Would you repeat the listing exactly but omit every picture?

..............................

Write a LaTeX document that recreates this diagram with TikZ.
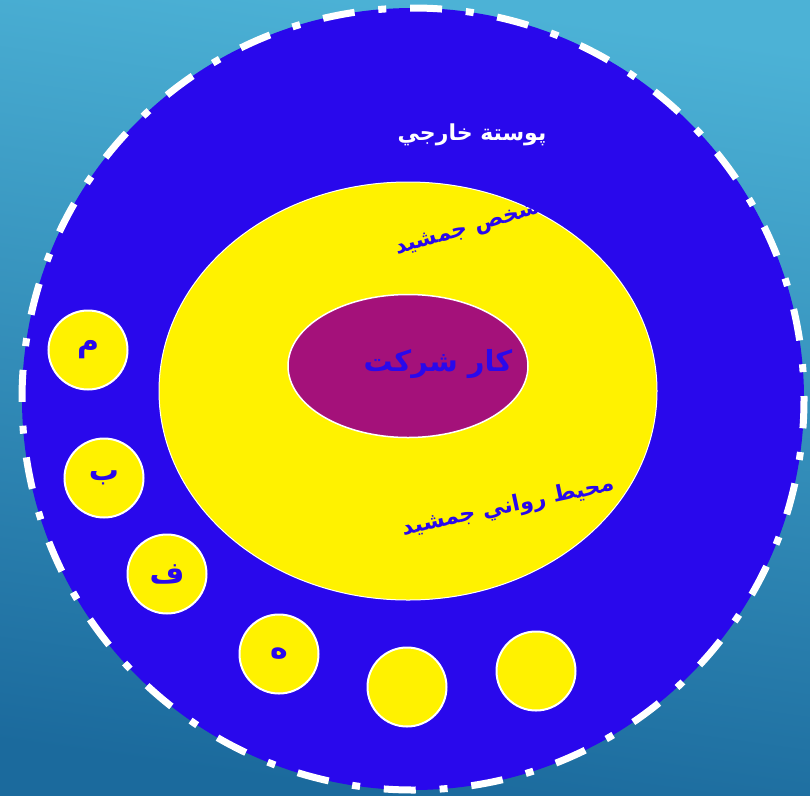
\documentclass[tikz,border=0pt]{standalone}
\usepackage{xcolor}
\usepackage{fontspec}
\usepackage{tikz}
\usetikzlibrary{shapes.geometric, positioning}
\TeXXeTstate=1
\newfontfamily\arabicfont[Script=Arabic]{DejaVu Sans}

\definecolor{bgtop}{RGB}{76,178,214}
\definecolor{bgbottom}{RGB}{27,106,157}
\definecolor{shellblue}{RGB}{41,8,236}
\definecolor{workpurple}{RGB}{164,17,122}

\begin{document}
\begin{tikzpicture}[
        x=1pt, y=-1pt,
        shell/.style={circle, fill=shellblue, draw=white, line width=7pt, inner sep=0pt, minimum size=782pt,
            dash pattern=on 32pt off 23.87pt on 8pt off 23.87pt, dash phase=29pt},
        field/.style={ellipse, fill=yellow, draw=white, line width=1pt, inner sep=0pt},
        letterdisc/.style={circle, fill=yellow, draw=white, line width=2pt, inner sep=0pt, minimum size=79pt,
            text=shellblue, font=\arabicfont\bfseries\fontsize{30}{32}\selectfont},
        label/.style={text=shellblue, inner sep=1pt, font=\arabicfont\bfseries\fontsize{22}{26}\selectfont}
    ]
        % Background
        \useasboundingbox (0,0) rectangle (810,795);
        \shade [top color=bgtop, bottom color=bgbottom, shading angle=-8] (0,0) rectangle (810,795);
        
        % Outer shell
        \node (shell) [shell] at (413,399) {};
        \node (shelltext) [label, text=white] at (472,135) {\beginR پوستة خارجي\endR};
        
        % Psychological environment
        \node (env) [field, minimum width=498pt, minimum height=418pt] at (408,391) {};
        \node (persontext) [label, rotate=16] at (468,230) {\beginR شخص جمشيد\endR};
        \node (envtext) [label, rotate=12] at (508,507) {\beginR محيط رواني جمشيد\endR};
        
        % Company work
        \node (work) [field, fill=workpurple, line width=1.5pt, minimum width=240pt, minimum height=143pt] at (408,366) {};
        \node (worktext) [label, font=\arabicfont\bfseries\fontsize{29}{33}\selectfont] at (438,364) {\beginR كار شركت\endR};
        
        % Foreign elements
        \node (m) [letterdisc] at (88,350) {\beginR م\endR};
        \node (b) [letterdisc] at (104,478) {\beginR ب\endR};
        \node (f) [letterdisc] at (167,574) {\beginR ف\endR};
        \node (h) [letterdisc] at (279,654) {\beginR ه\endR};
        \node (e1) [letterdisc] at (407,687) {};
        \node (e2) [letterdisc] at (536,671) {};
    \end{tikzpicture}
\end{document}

..............................

• Solution for this problem:
Write a LaTeX document that recreates this diagram with TikZ.
\documentclass[tikz,border=0pt]{standalone}
\usepackage{xcolor}
\usepackage{fontspec}
\usepackage{tikz}
\usetikzlibrary{shapes.geometric, positioning}
\TeXXeTstate=1
\newfontfamily\arabicfont[Script=Arabic]{DejaVu Sans}

\definecolor{bgtop}{RGB}{76,178,214}
\definecolor{bgbottom}{RGB}{27,106,157}
\definecolor{shellblue}{RGB}{41,8,236}
\definecolor{workpurple}{RGB}{164,17,122}

\begin{document}
\begin{tikzpicture}[
        x=1pt, y=-1pt,
        shell/.style={circle, fill=shellblue, draw=white, line width=7pt, inner sep=0pt, minimum size=782pt,
            dash pattern=on 32pt off 23.87pt on 8pt off 23.87pt, dash phase=29pt},
        field/.style={ellipse, fill=yellow, draw=white, line width=1pt, inner sep=0pt},
        letterdisc/.style={circle, fill=yellow, draw=white, line width=2pt, inner sep=0pt, minimum size=79pt,
            text=shellblue, font=\arabicfont\bfseries\fontsize{30}{32}\selectfont},
        label/.style={text=shellblue, inner sep=1pt, font=\arabicfont\bfseries\fontsize{22}{26}\selectfont}
    ]
        % Background
        \useasboundingbox (0,0) rectangle (810,795);
        \shade [top color=bgtop, bottom color=bgbottom, shading angle=-8] (0,0) rectangle (810,795);
        
        % Outer shell
        \node (shell) [shell] at (413,399) {};
        \node (shelltext) [label, text=white] at (472,135) {\beginR پوستة خارجي\endR};
        
        % Psychological environment
        \node (env) [field, minimum width=498pt, minimum height=418pt] at (408,391) {};
        \node (persontext) [label, rotate=16] at (468,230) {\beginR شخص جمشيد\endR};
        \node (envtext) [label, rotate=12] at (508,507) {\beginR محيط رواني جمشيد\endR};
        
        % Company work
        \node (work) [field, fill=workpurple, line width=1.5pt, minimum width=240pt, minimum height=143pt] at (408,366) {};
        \node (worktext) [label, font=\arabicfont\bfseries\fontsize{29}{33}\selectfont] at (438,364) {\beginR كار شركت\endR};
        
        % Foreign elements
        \node (m) [letterdisc] at (88,350) {\beginR م\endR};
        \node (b) [letterdisc] at (104,478) {\beginR ب\endR};
        \node (f) [letterdisc] at (167,574) {\beginR ف\endR};
        \node (h) [letterdisc] at (279,654) {\beginR ه\endR};
        \node (e1) [letterdisc] at (407,687) {};
        \node (e2) [letterdisc] at (536,671) {};
    \end{tikzpicture}
\end{document}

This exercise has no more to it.